The two yet-to-be named cubs are now on an adult diet of chopped up beef and are exploring their new world at the Front Royal, Va., facility.

“They are in a nice enclosure, where they are learning to climb. They have no problem going up. They love to go up. Right now, they go up a large branch and go down a log. Eventually, they will start jumping down,” said JoGayle Howard, a reproductive specialist at the facility.

This enclosure won’t be the final stop for the cubs. The zoo is in the process of raising money to build new enclosures for its growing clouded leopard breeding population.

“They need a lot of height, which our current buildings just can’t provide. We have found that the ability to climb high really deceases their stress levels,” said Howard.

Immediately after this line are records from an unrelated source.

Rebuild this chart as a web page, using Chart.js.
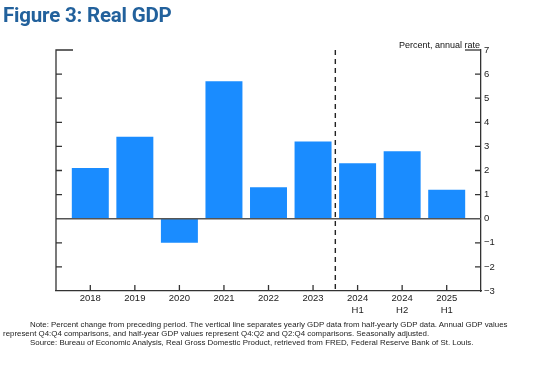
<!DOCTYPE html>
<html>
<head>
<meta charset="utf-8">
<script src="https://cdn.jsdelivr.net/npm/chart.js@4.4.1/dist/chart.umd.min.js"></script>
<style>
  html, body { margin: 0; padding: 0; background: #fff; }
  #wrap { position: relative; width: 550px; height: 370px; overflow: hidden; font-family: "Liberation Sans", Arial, sans-serif; }
  #title { position: absolute; left: 3px; top: 3px; font-family: Roboto, "Liberation Sans", sans-serif; font-weight: 700; font-size: 20.5px; color: #22619c; letter-spacing: -0.2px; white-space: nowrap; }
  #unit { position: absolute; right: 70px; top: 40px; font-size: 9px; color: #111; white-space: nowrap; }
  #note { position: absolute; left: 3px; top: 320px; width: 530px; font-size: 7.9px; line-height: 9.3px; color: #222; text-indent: 27px; }
  #source { position: absolute; left: 30px; top: 338px; font-size: 7.9px; color: #222; white-space: nowrap; }
  canvas { position: absolute; left: 0; top: 0; }
</style>
</head>
<body>
<div id="wrap">
  <canvas id="c" width="550" height="370"></canvas>
  <div id="title">Figure 3: Real GDP</div>
  <div id="unit">Percent, annual rate</div>
  <div id="note">Note: Percent change from preceding period. The vertical line separates yearly GDP data from half-yearly GDP data. Annual GDP values represent Q4:Q4 comparisons, and half-year GDP values represent Q4:Q2 and Q2:Q4 comparisons. Seasonally adjusted.</div>
  <div id="source">Source: Bureau of Economic Analysis, Real Gross Domestic Product, retrieved from FRED, Federal Reserve Bank of St. Louis.</div>
</div>
<script>
const categories = ['2018', '2019', '2020', '2021', '2022', '2023', '2024 H1', '2024 H2', '2025 H1'];
const gdpGrowth = [2.1, 3.4, -1.0, 5.7, 1.3, 3.2, 2.3, 2.8, 1.2];
const yTicks = [-3, -2, -1, 0, 1, 2, 3, 4, 5, 6, 7];
const dividerPosition = 5.5; // between 2023 and 2024 H1

const points = categories.map((c, i) => ({ x: i, y: gdpGrowth[i] }));

const axisColor = '#333';

const axesPlugin = {
  id: 'customAxes',
  afterDatasetsDraw(chart) {
    const { ctx, chartArea: a, scales: { x, y } } = chart;
    ctx.save();
    // zero line
    const y0 = y.getPixelForValue(0);
    ctx.strokeStyle = '#555';
    ctx.lineWidth = 1.6;
    ctx.beginPath();
    ctx.moveTo(a.left, y0);
    ctx.lineTo(a.right, y0);
    ctx.stroke();

    ctx.strokeStyle = axisColor;
    ctx.lineWidth = 1.3;
    // left axis + cap
    ctx.beginPath();
    ctx.moveTo(a.left + 17, a.top);
    ctx.lineTo(a.left, a.top);
    ctx.lineTo(a.left, a.bottom);
    ctx.stroke();
    // right cap
    ctx.beginPath();
    ctx.moveTo(a.right - 16, a.top);
    ctx.lineTo(a.right, a.top);
    ctx.stroke();
    // y ticks inward on both sides
    y.ticks.forEach(t => {
      const py = y.getPixelForValue(t.value);
      if (t.value === yTicks[yTicks.length - 1] || t.value === yTicks[0] || t.value === 0) return;
      ctx.beginPath();
      ctx.moveTo(a.left, py); ctx.lineTo(a.left + 6, py);
      ctx.moveTo(a.right, py); ctx.lineTo(a.right - 6, py);
      ctx.stroke();
    });
    // x ticks upward
    x.ticks.forEach(t => {
      const px = x.getPixelForValue(t.value);
      ctx.beginPath();
      ctx.moveTo(px, a.bottom); ctx.lineTo(px, a.bottom - 6);
      ctx.stroke();
    });
    // dashed divider
    const dx = x.getPixelForValue(dividerPosition);
    ctx.setLineDash([5, 4]);
    ctx.lineWidth = 1.4;
    ctx.strokeStyle = '#222';
    ctx.beginPath();
    ctx.moveTo(dx, a.top);
    ctx.lineTo(dx, a.bottom);
    ctx.stroke();
    ctx.restore();
  }
};

new Chart(document.getElementById('c'), {
  type: 'bar',
  data: {
    datasets: [{
      data: points,
      backgroundColor: '#1a8cff',
      borderWidth: 0,
      barPercentage: 0.83,
      categoryPercentage: 1.0
    }]
  },
  options: {
    responsive: false,
    animation: false,
    events: [],
    layout: { padding: { left: 56, top: 50, right: 0, bottom: 49 } },
    plugins: { legend: { display: false }, tooltip: { enabled: false } },
    scales: {
      x: {
        type: 'linear',
        offset: false,
        min: -0.77,
        max: 8.77,
        afterBuildTicks: s => { s.ticks = categories.map((c, i) => ({ value: i })); },
        afterFit: s => { s.height = 30; },
        grid: { display: false, drawTicks: false, offset: false },
        border: { display: true, color: axisColor, width: 1.3 },
        ticks: {
          padding: 2,
          autoSkip: false,
          maxRotation: 0,
          color: '#222',
          font: { family: '"Liberation Sans", Arial, sans-serif', size: 9.5 },
          callback: v => {
            const c = categories[Math.round(v)];
            return c ? c.split(' ') : '';
          }
        }
      },
      y: {
        position: 'right',
        min: -3,
        max: 7,
        afterBuildTicks: s => { s.ticks = yTicks.map(v => ({ value: v })); },
        afterFit: s => { s.width = 69; },
        grid: { display: false, drawTicks: false },
        border: { display: true, color: axisColor, width: 1.3 },
        ticks: {
          padding: 3,
          color: '#222',
          font: { family: '"Liberation Sans", Arial, sans-serif', size: 9.5 },
          callback: v => (v < 0 ? '\u2212' + Math.abs(v) : String(v))
        }
      }
    }
  },
  plugins: [axesPlugin]
});
</script>
</body>
</html>
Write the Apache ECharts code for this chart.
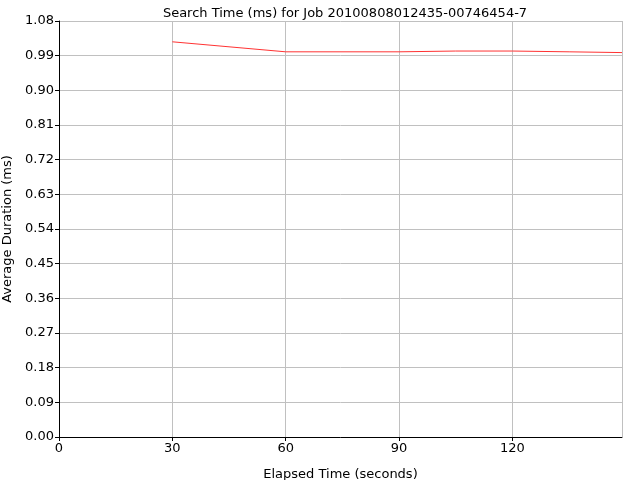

The new habitat development project, which will start construction in about a year, will consist of about nine to 10 separated enclosures, with one for each breeding pair. Besides the need for a lot of height, it turns out that clouded leopards behave aggressively toward any other leopard that they haven’t been exposed to from a very early age.

The new cubs parents, now two-and-a-half year olds Hannibal and Jao Chu, were raised together from the time they were six months old.

For future successful breeding, each new enclosure will be designed to have an indoor area and two outdoor towers about 20 feet tall for a breed pair to climb.

The next step in the breeding program will be for the hand reared cubs- use to human contact- to be able to grow up, raise their own young, and allow keepers access to the new cubs for health checks.